からだ

Vol.29 むくみを放っておいたら、足が黒ずんできました。【40歳からのからだ塾WEB版】

  • 文・及川夕子 イラストレーション・小迎裕美子

前回は、むくみの原因の見分け方、セルフケアなどをご紹介しました。
今回は、40代以上の女性に多くみられる「下肢静脈瘤」の症状や診断、治療法について詳しく紹介します。
むくみだけではない、下肢静脈瘤によって起こる意外な症状とは? 心臓血管外科医の榊原直樹さんに聞きました。

治りにくい皮膚病、原因は下肢静脈瘤だった!?

下肢静脈瘤は、足の静脈にある逆流防止弁が壊れてしまう病気。古い血液が逆流して血管にたまり、静脈の血管が浮き出るようになったり、血管から血管の外に液体成分が染み出してくるため、むくみの原因になったりします。進行すると、足に瘤(ボコボコとした血管)が現れたり、足が疲れる、つりやすくなるなどの症状が出てきます。

また、下肢静脈瘤は女性に多く、年齢とともに増えていくと言われています。「長時間の立ち仕事をする人、妊娠中の女性、出産経験が多い女性などは、足の静脈弁に圧がかかり、弁が壊れることで静脈瘤ができやすくなります。壊れた弁は自然に治ることはありません」と榊原さん。

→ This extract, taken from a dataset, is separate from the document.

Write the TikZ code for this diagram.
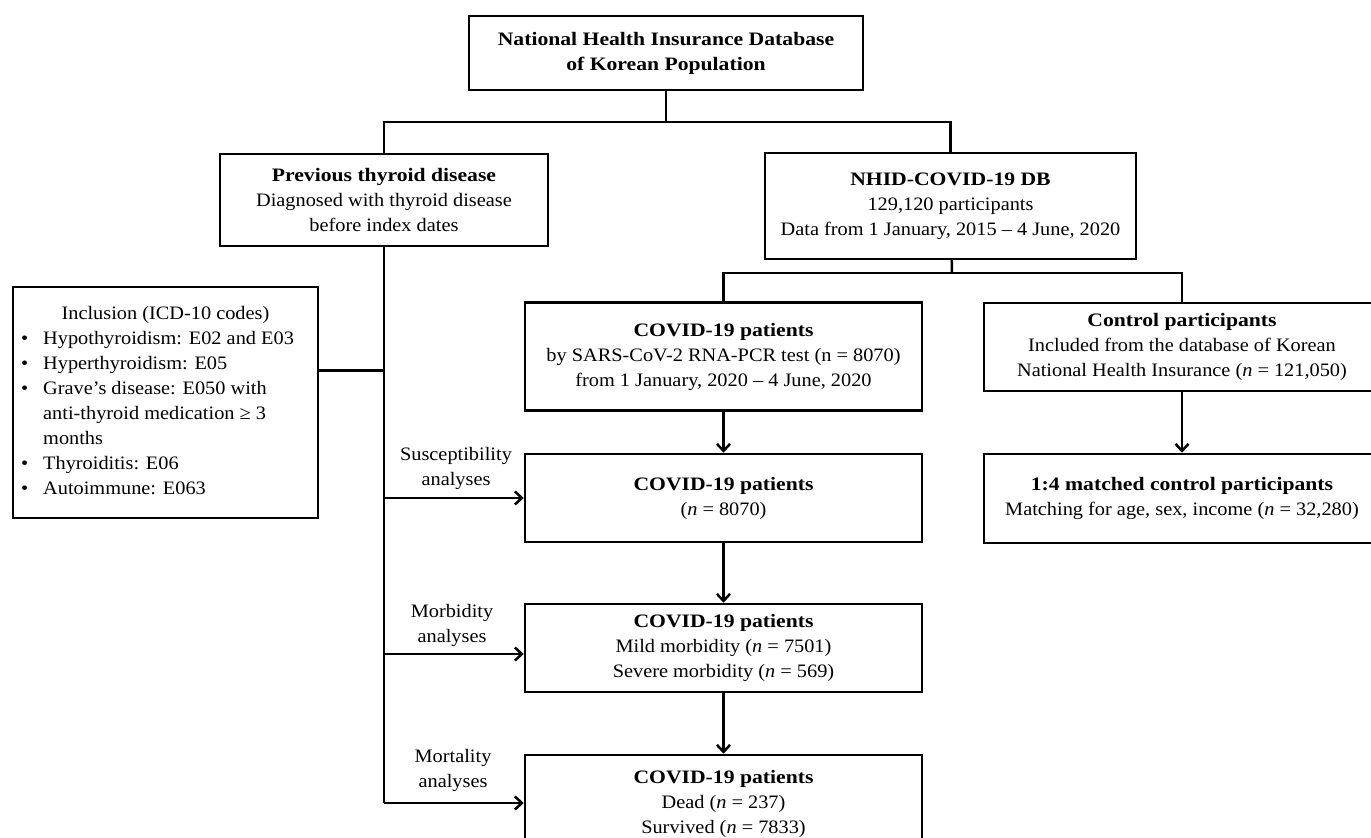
\documentclass[tikz,border=0pt]{standalone}
\usepackage{fontspec}
\setmainfont{Liberation Serif}[FakeStretch=1.07, BoldFeatures={FakeStretch=1.14}]
\usetikzlibrary{arrows.meta, positioning}

\begin{document}
\begin{tikzpicture}[x=0.5pt, y=-0.5pt,
  line width=1.25pt,
  >={Straight Barb[length=3.5pt,width=6.5pt]},
  box/.style={draw, rectangle, align=center, inner sep=0pt, font=\fontsize{9.5}{12.5}\selectfont},
  lbl/.style={align=center, inner sep=0pt, font=\fontsize{9.5}{12.5}\selectfont}]
\useasboundingbox (0,0) rectangle (1371,838);
% boxes
\node[box, minimum width=197pt, minimum height=37pt] (db) at (666,53) {\textbf{National Health Insurance Database}\\ \textbf{of Korean Population}};
\node[box, minimum width=164pt, minimum height=46pt] (prev) at (384,200) {\textbf{Previous thyroid disease}\\ Diagnosed with thyroid disease\\ before index dates};
\node[box, minimum width=185.5pt, minimum height=53pt] (nhid) at (950.5,206) {\textbf{NHID-COVID-19 DB}\\ 129,120 participants\\ Data from 1 January, 2015 – 4 June, 2020};
\node[box, minimum width=152.5pt, minimum height=115.5pt] (incl) at (165.5,402.5) {%
  \begin{tabular}{@{}l@{\hspace{7.5pt}}l@{}}
  \multicolumn{2}{c}{\hspace{8pt}Inclusion (ICD-10 codes)}\\
  \textbullet & Hypothyroidism: E02 and E03\\
  \textbullet & Hyperthyroidism: E05\\
  \textbullet & Grave’s disease: E050 with\\
   & anti-thyroid medication ≥ 3\\
   & months\\
  \textbullet & Thyroiditis: E06\\
  \textbullet & Autoimmune: E063
  \end{tabular}\hspace*{8pt}};
\node[box, minimum width=198.5pt, minimum height=54pt] (cov1) at (723.5,356.5) {\textbf{COVID-19 patients}\\ by SARS-CoV-2 RNA-PCR test (n = 8070)\\ from 1 January, 2020 – 4 June, 2020};
\node[box, minimum width=198pt, minimum height=44pt] (ctrl) at (1182,347) {\textbf{Control participants}\\ Included from the database of Korean\\ National Health Insurance (\textit{n} = 121,050)};
\node[box, minimum width=198.5pt, minimum height=44pt] (cov2) at (723.5,498) {\textbf{COVID-19 patients}\\ (\textit{n} = 8070)};
\node[box, minimum width=198pt, minimum height=44.5pt] (match) at (1182,498.5) {\textbf{1:4 matched control participants}\\ Matching for age, sex, income (\textit{n} = 32,280)};
\node[box, minimum width=198.5pt, minimum height=44pt] (cov3) at (723.5,648) {\textbf{COVID-19 patients}\\ Mild morbidity (\textit{n} = 7501)\\ Severe morbidity (\textit{n} = 569)};
\node[box, minimum width=198.5pt, minimum height=49pt] (cov4) at (723.5,804) {\textbf{COVID-19 patients}\\ Dead (\textit{n} = 237)\\ Survived (\textit{n} = 7833)};
% labels
\node[lbl] (suscept) at (456,468) {Susceptibility\\ analyses};
\node[lbl] (morb) at (452,625) {Morbidity\\ analyses};
\node[lbl] (mort) at (453,770) {Mortality\\ analyses};
% connectors
\coordinate (split1) at (666,122);
\coordinate (split2) at (952,273);
\draw (db) -- (split1);
\draw (prev.north) |- (split1) -| (nhid.north);
\draw (nhid) -- (split2);
\draw (cov1.north) |- (split2) -| (ctrl.north);
\draw [->] (cov1) -- (cov2);
\draw [->] (cov2) -- (cov3);
\draw [->] (cov3) -- (cov4);
\draw [->] (ctrl) -- (match);
\draw (prev) -- (prev.south |- 0,803);
\draw ([yshift=16pt]incl.east) -- ([yshift=16pt]incl.east -| prev.south);
\draw [->] (prev.south |- cov2.west) -- (cov2.west);
\draw [->] (prev.south |- 0,654) -- (cov3.west |- 0,654);
\draw [->] (prev.south |- 0,803) -- (cov4.west |- 0,803);
\end{tikzpicture}
\end{document}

実は、静脈瘤は徐々に進行する病気で、長く放置すると、かゆみ、湿疹、変色などといった皮膚病変が起こることがあるそうです。
その理由は、下肢静脈瘤の原因をたどるとわかりやすいでしょう。

下肢静脈瘤が生じるプロセス

何らかの理由で足の静脈弁が故障し血液の逆流が起こる→下肢部の血流が逆流し、うっ血が起こる→足の血液循環が悪くなることで、さらに静脈に血液がたまり、血管が広がって瘤(コブ)ができる。

資料提供:東京血管外科クリニック

皮膚病変が出るまで

下肢静脈瘤になると、足の静脈の逆流弁が壊れてしまい、下肢部の血流が滞ってしまいます。すると、皮膚の血のめぐりが悪くなり、酸素や栄養がいき渡らなくなることから、皮膚の細胞が障害されていきます。結果、茶色いシミができたり皮膚がかたくなり、重症になると皮膚に穴があく潰瘍になります。

静脈瘤でできた皮膚病変は、原因が血流にあるため、塗り薬を塗ってもなかなか治りません。中には、静脈瘤があまり目立たず、皮膚病から下肢静脈瘤が発覚するケースもあるそうです。
足にむくみがあり、皮膚科で長い間治療をうけても皮膚病がなかなか治らないという方は、一度、下肢静脈瘤の専門医に相談してみましょう。